Delivered at Conway Hall 17 March 1940. Chaired by Ernest Thurtle, M P and presented by Lord Snell.
There is extensive sharing between the British and American peoples: linguistically, politically, juridically and culturally. This sharing could be the basis for a combined political effort to lead the world from its present state to one of permanent peace. Britain and America are now the only countries capable of such leadership. For America, a leadership role is consistent with the love of freedom on which the republic was founded; and this love is also the basis of British political practice. While both countries have their distinctive national personalities, their mutual commitment to liberty is pivotal, as is their mutual cultural respect. Also, though both societies are a mixture of strengths and weaknesses, they should both shoulder the responsibility of preserving world civilisation against the onslaught of imperialistic nationalism.
Britain has already committed itself in the struggle against the nationalistic aggression of Nazi Germany. Assuming eventual victory in that struggle, America should join Britain in taking the post-war world forward through co-operation, planning and liberal example. The argument for joint leadership has recently been made by President Roosevelt and former Prime Minister Stanley Baldwin.

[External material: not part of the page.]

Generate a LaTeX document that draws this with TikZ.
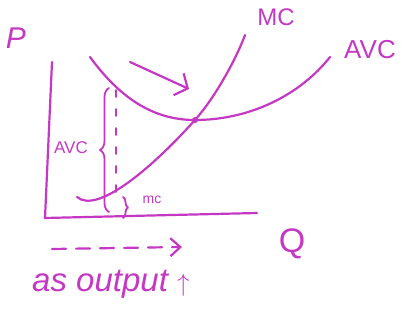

This collaboration could achieve lasting peace, just as Rome once achieved it. A previous obstacle to such collaboration, strong Anti-British feeling in America, is no longer a major problem. Also, unless an effective opposition is mounted to fascist aggression, no country will be safe, not even the biggest. Hence America should enter the war, since the task of preserving civilisation is universal, to be prosecuted by the family of nations. Individual countries, like individual human beings, only achieve self-realisation in a collective context.